Dennoch bin ich überzeugt, dass es so einen Ort braucht, an dem ich meine Fehler ungeschönt aussprechen kann und nicht nur mit mir herumtrage.

Meine Fehler, aber auch Sorgen und Ängste, die mich belasten. Denn wenn Johannes uns auffordert, dem Herrn den Weg zu bereiten, dann geht es vor allem darum: zu schauen, was mich gerade daran hindert, weil Anderes in meinem Kopf mehr Platz einnimmt. Menschen berichten in Beichtgesprächen immer wieder von Schicksalsschlägen, von Zweifel und Verzweiflung, vom Ringen mit Gott. In den wenigen Monaten hat mich das mehr als einmal sehr beschäftigt, um nicht zu sagen: zum Heulen gebracht.

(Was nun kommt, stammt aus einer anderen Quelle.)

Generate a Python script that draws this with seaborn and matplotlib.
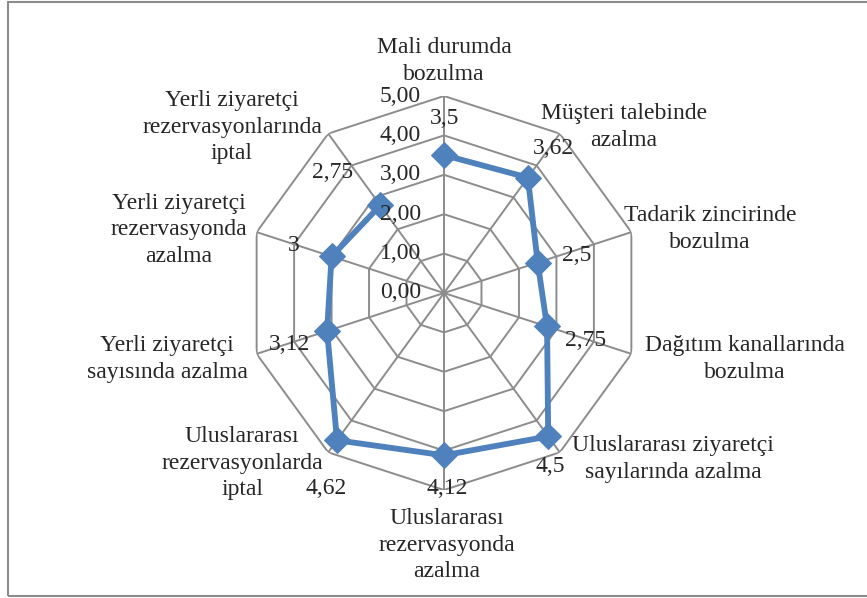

Deswegen ist mir dieses Bild so wichtig: Gott legt einem in der Beichte die Hand auf die Schulter und sieht die Fehler und Zweifel – sonst wäre er nicht gerecht. Aber er sagt eben auch: „Komm, wir fangen wieder von vorne an!“ Das ist seine Barmherzigkeit. Wenn wir dem Herrn den Weg bereiten sollen, dann muss der Weg nicht blitzeblank sein, es darf ruhig ein bisschen Staub und Dreck rumliegen. Aber der Weg muss sichtbar sein und er muss begehbar sein. Ich glaube das genügt dem Herrn, damit er den Weg auch entlanggeht – Schulter an Schulter mit uns.